POSTED: 7:46 p.m. HST, May 6, 2012
LAST UPDATED: 5:34 a.m. HST, May 7, 2012
An international team led by University of Hawaii Cancer Center researcher Haining Yang has identified a protein known as HMGB1 as a critical link in the development of malignant mesothelioma, one of the deadliest forms of cancer.
The findings were published in the current issue of the online journal "Cancer Research."
Mesothelioma has been linked to occupational and environmental exposure to asbestos and the naturally occurring mineral fiber erionite. The average survival for those diagnosed with the disease is less than one year, in part because the cancer is highly aggressive and resistant to current treatments, and partly because it is usually diagnoses it its late states.

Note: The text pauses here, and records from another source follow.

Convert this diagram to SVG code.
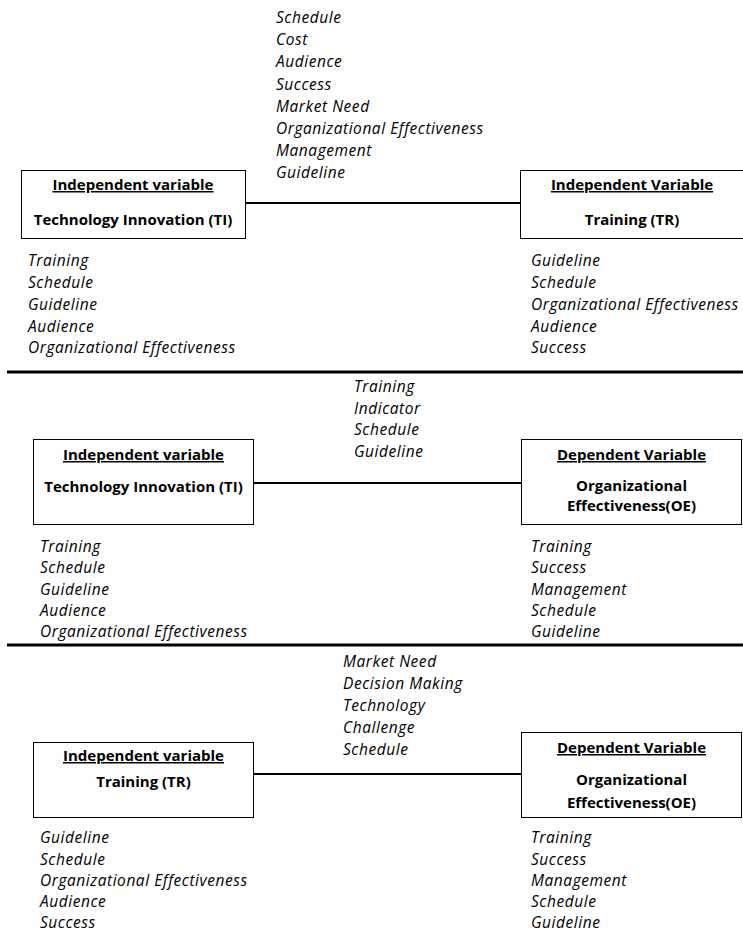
<svg xmlns="http://www.w3.org/2000/svg" width="743" height="932" viewBox="0 0 743 932">
  <style>
    .box { fill: #ffffff; stroke: #000000; stroke-width: 1; }
    .link { stroke: #000000; stroke-width: 2; fill: none; }
    .sep { stroke: #000000; stroke-width: 3; fill: none; }
    .hd { font-family: "Open Sans", "Liberation Sans", sans-serif; font-size: 15px; font-weight: bold; text-anchor: middle; fill: #000; text-decoration: underline; }
    .nm { font-family: "Open Sans", "Liberation Sans", sans-serif; font-size: 15px; font-weight: bold; text-anchor: middle; fill: #000; }
    .it { font-family: "Open Sans", "Liberation Sans", sans-serif; font-size: 15.5px; letter-spacing: 0.55px; font-style: italic; fill: #000; }
  </style>
  <rect width="743" height="932" fill="#ffffff"/>

  <!-- separators and connectors -->
  <g id="connectors">
    <line class="link" x1="245" y1="203" x2="520" y2="203"/>
    <line class="link" x1="253" y1="483" x2="521" y2="483"/>
    <line class="link" x1="253" y1="774" x2="521" y2="774"/>
    <line class="sep" x1="7" y1="372" x2="743" y2="372"/>
    <line class="sep" x1="7" y1="645" x2="743" y2="645"/>
  </g>

  <!-- row 1 -->
  <g id="ti-1">
    <rect class="box" x="21.5" y="170.5" width="224" height="68"/>
    <text class="hd" x="133" y="190">Independent variable</text>
    <text class="nm" x="133" y="225">Technology Innovation (TI)</text>
  </g>
  <g id="tr-1">
    <rect class="box" x="520.5" y="170.5" width="224" height="68"/>
    <text class="hd" x="632" y="190">Independent Variable</text>
    <text class="nm" x="632" y="225">Training (TR)</text>
  </g>
  <g id="link-1-terms">
    <text class="it" x="276" y="23">Schedule</text>
    <text class="it" x="276" y="45">Cost</text>
    <text class="it" x="276" y="67">Audience</text>
    <text class="it" x="276" y="89.5">Success</text>
    <text class="it" x="276" y="111.5">Market Need</text>
    <text class="it" x="276" y="133.5">Organizational Effectiveness</text>
    <text class="it" x="276" y="156">Management</text>
    <text class="it" x="276" y="178">Guideline</text>
  </g>
  <g id="ti-1-terms">
    <text class="it" x="28" y="266">Training</text>
    <text class="it" x="28" y="288">Schedule</text>
    <text class="it" x="28" y="310">Guideline</text>
    <text class="it" x="28" y="331.5">Audience</text>
    <text class="it" x="28" y="353">Organizational Effectiveness</text>
  </g>
  <g id="tr-1-terms">
    <text class="it" x="531" y="266">Guideline</text>
    <text class="it" x="531" y="288">Schedule</text>
    <text class="it" x="531" y="310">Organizational Effectiveness</text>
    <text class="it" x="531" y="331.5">Audience</text>
    <text class="it" x="531" y="353">Success</text>
  </g>

  <!-- row 2 -->
  <g id="ti-2">
    <rect class="box" x="33.5" y="439.5" width="220" height="85"/>
    <text class="hd" x="143.5" y="460">Independent variable</text>
    <text class="nm" x="143.5" y="492">Technology Innovation (TI)</text>
  </g>
  <g id="oe-2">
    <rect class="box" x="521.5" y="439.5" width="220" height="85"/>
    <text class="hd" x="631.5" y="460">Dependent Variable</text>
    <text class="nm" x="631.5" y="491">Organizational</text>
    <text class="nm" x="631.5" y="511">Effectiveness(OE)</text>
  </g>
  <g id="link-2-terms">
    <text class="it" x="354" y="392">Training</text>
    <text class="it" x="354" y="413.5">Indicator</text>
    <text class="it" x="354" y="435">Schedule</text>
    <text class="it" x="354" y="456.5">Guideline</text>
  </g>
  <g id="ti-2-terms">
    <text class="it" x="40" y="552">Training</text>
    <text class="it" x="40" y="573">Schedule</text>
    <text class="it" x="40" y="594.5">Guideline</text>
    <text class="it" x="40" y="616">Audience</text>
    <text class="it" x="40" y="637">Organizational Effectiveness</text>
  </g>
  <g id="oe-2-terms">
    <text class="it" x="531" y="552">Training</text>
    <text class="it" x="531" y="573">Success</text>
    <text class="it" x="531" y="594.5">Management</text>
    <text class="it" x="531" y="616">Schedule</text>
    <text class="it" x="531" y="637">Guideline</text>
  </g>

  <!-- row 3 -->
  <g id="tr-3">
    <rect class="box" x="33.5" y="742.5" width="220" height="75"/>
    <text class="hd" x="143.5" y="761">Independent variable</text>
    <text class="nm" x="143.5" y="787">Training (TR)</text>
  </g>
  <g id="oe-3">
    <rect class="box" x="521.5" y="732.5" width="220" height="85"/>
    <text class="hd" x="631.5" y="753">Dependent Variable</text>
    <text class="nm" x="631.5" y="785">Organizational</text>
    <text class="nm" x="631.5" y="808">Effectiveness(OE)</text>
  </g>
  <g id="link-3-terms">
    <text class="it" x="343" y="667">Market Need</text>
    <text class="it" x="343" y="689">Decision Making</text>
    <text class="it" x="343" y="711">Technology</text>
    <text class="it" x="343" y="733">Challenge</text>
    <text class="it" x="343" y="755">Schedule</text>
  </g>
  <g id="tr-3-terms">
    <text class="it" x="40" y="843">Guideline</text>
    <text class="it" x="40" y="864.5">Schedule</text>
    <text class="it" x="40" y="886">Organizational Effectiveness</text>
    <text class="it" x="40" y="907">Audience</text>
    <text class="it" x="40" y="928">Success</text>
  </g>
  <g id="oe-3-terms">
    <text class="it" x="531" y="843">Training</text>
    <text class="it" x="531" y="864.5">Success</text>
    <text class="it" x="531" y="886">Management</text>
    <text class="it" x="531" y="907">Schedule</text>
    <text class="it" x="531" y="928">Guideline</text>
  </g>
</svg>
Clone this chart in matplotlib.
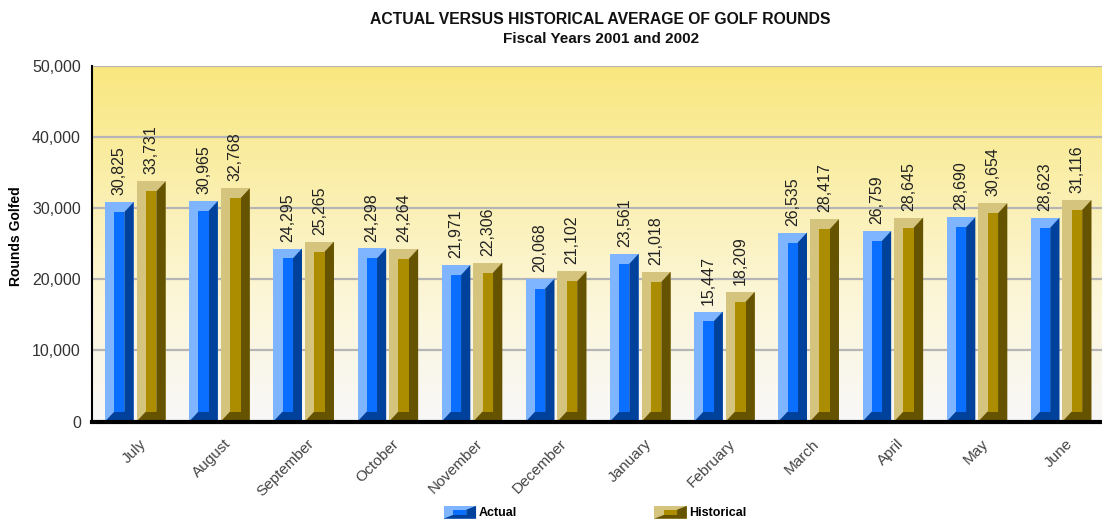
import numpy as np
import matplotlib
matplotlib.use("Agg")
import matplotlib.pyplot as plt
import matplotlib.colors as mcolors
from matplotlib.patches import Polygon, Rectangle
from matplotlib.legend_handler import HandlerBase
from matplotlib.ticker import FuncFormatter

plt.rcParams['font.family'] = ['Liberation Sans', 'DejaVu Sans']

# Dades
months = ['July', 'August', 'September', 'October', 'November', 'December',
          'January', 'February', 'March', 'April', 'May', 'June']
actual = [30825, 30965, 24295, 24298, 21971, 20068, 23561, 15447, 26535, 26759, 28690, 28623]
historical = [33731, 32768, 25265, 24264, 22306, 21102, 21018, 18209, 28417, 28645, 30654, 31116]

# colors: cara clara, cara interior, bisell fosc
COL_ACTUAL = ('#7fb5ff', '#0a6eff', '#00419c')
COL_HIST = ('#d5c47e', '#ad8d00', '#665300')

BEVEL_X = 0.11      # unitats de categoria
BEVEL_Y = 1400      # unitats de dades


def draw_bevel_bars(ax, xs, vals, x0, width, cols):
    light, mid, dark = cols
    bars = ax.bar(np.asarray(xs) + x0, vals, width=width, align='edge',
                  color=light, linewidth=0, zorder=3)
    for b in bars:
        l, r = b.get_x(), b.get_x() + b.get_width()
        h = b.get_height()
        dark_poly = Polygon([(l, 0), (r, 0), (r, h), (r - BEVEL_X, h - BEVEL_Y),
                             (r - BEVEL_X, BEVEL_Y), (l + BEVEL_X, BEVEL_Y)],
                            closed=True, facecolor=dark, edgecolor='none', zorder=4)
        ax.add_patch(dark_poly)
        ax.add_patch(Rectangle((l + BEVEL_X, BEVEL_Y), r - l - 2 * BEVEL_X, h - 2 * BEVEL_Y,
                               facecolor=mid, edgecolor='none', zorder=5))
    return bars


class BevelHandler(HandlerBase):
    def __init__(self, cols):
        super().__init__()
        self.cols = cols

    def create_artists(self, legend, orig_handle, xdescent, ydescent, width, height,
                       fontsize, trans):
        light, mid, dark = self.cols
        x0, y0 = -xdescent, -ydescent
        dx, dy = width * 0.3, height * 0.3
        base = Rectangle((x0, y0), width, height, facecolor=light, edgecolor='none',
                         transform=trans)
        darkp = Polygon([(x0, y0), (x0 + width, y0), (x0 + width, y0 + height),
                         (x0 + width - dx, y0 + height - dy), (x0 + width - dx, y0 + dy),
                         (x0 + dx, y0 + dy)], closed=True, facecolor=dark,
                        edgecolor='none', transform=trans)
        inner = Rectangle((x0 + dx, y0 + dy), width - 2 * dx, height - 2 * dy,
                          facecolor=mid, edgecolor='none', transform=trans)
        return [base, darkp, inner]


fig = plt.figure(figsize=(11.02, 5.21), dpi=100)
ax = fig.add_axes([92 / 1102, 1 - 421.5 / 521, 1 - 92 / 1102, 356 / 521])

x = np.arange(len(months))
ax.set_xlim(-0.5, len(months) - 0.5)
ax.set_ylim(0, 50000)

# fons degradat groc -> blanc
grad = mcolors.LinearSegmentedColormap.from_list(
    'fons', [(0.0, '#f8f8f8'), (0.35, '#fcf6d8'), (0.7, '#faeea8'), (1.0, '#f9e77f')])
ax.imshow(np.linspace(0, 1, 256).reshape(-1, 1), cmap=grad, origin='lower', aspect='auto',
          extent=[-0.5, len(months) - 0.5, 0, 50000], zorder=0, interpolation='bilinear')

ax.set_yticks(np.arange(0, 50001, 10000))
ax.yaxis.set_major_formatter(FuncFormatter(lambda v, p: f'{int(v):,}'))
ax.grid(axis='y', color='#b5b5b5', linewidth=1.6, zorder=1)
ax.set_axisbelow(True)
ax.tick_params(axis='y', length=0, pad=8, labelsize=11.5, labelcolor='#333333')
ax.tick_params(axis='x', length=0)
ax.set_xticks(x)
ax.set_xticklabels([])

for s in ['top', 'right']:
    ax.spines[s].set_visible(False)
ax.spines['left'].set_linewidth(1.5)
ax.spines['bottom'].set_linewidth(3)
ax.spines['bottom'].set_zorder(6)

b1 = draw_bevel_bars(ax, x, actual, -0.345, 0.34, COL_ACTUAL)
b2 = draw_bevel_bars(ax, x, historical, 0.03, 0.345, COL_HIST)

for bars, vals in ((b1, actual), (b2, historical)):
    for b, v in zip(bars, vals):
        ax.annotate(f'{v:,}', (b.get_x() + b.get_width() / 2, v), xytext=(0, 5),
                    textcoords='offset points', rotation=90, ha='center', va='bottom',
                    fontsize=11.5, color='#222222', zorder=7)

# etiquetes de mes inclinades
for i, m in enumerate(months):
    ax.annotate(m, (i + 0.06, 0), xytext=(0, -11), textcoords='offset points',
                rotation=45, ha='right', va='top', rotation_mode='anchor',
                fontsize=11, color='#444444', annotation_clip=False)

ax.set_ylabel('Rounds Golfed', fontsize=10, fontweight='bold')
ax.yaxis.set_label_coords(-0.068, 0.52)

fig.text(0.545, 0.963, 'ACTUAL VERSUS HISTORICAL AVERAGE OF GOLF ROUNDS',
         ha='center', va='center', fontsize=11.3, fontweight='bold', color='#111111')
fig.text(0.545, 0.925, 'Fiscal Years 2001 and 2002',
         ha='center', va='center', fontsize=11, fontweight='bold', color='#111111')

h_a = Rectangle((0, 0), 1, 1, color=COL_ACTUAL[0])
h_h = Rectangle((0, 0), 1, 1, color=COL_HIST[0])
fig.legend([h_a, h_h], ['Actual', 'Historical'], loc='center',
           bbox_to_anchor=(0.54, 0.016), ncol=2, frameon=False,
           handler_map={h_a: BevelHandler(COL_ACTUAL), h_h: BevelHandler(COL_HIST)},
           prop={'size': 9, 'weight': 'bold'}, handlelength=2.6, handleheight=1.2,
           handletextpad=0.2, columnspacing=11)

fig.savefig('out.png', dpi=100)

HMGB1, a "damage-associated molecular pattern" protein, had been previously associated with the transformation of mesothelial cells. The new study outlines the specific role HMGB1 plays in the growth and development of malignant mesothelioma.
The new findings have been welcomed as a important step in improving the prospects for early detection of mesothelioma and developing strategies for prevention.
The study included investigators from the University of Hawaii Cancer Center, the John A. Burns School of Medicine, the San Raffaele University and Research Institute in Milan, the National Institutes for Health in Bethesda and the New York University School of Medicine.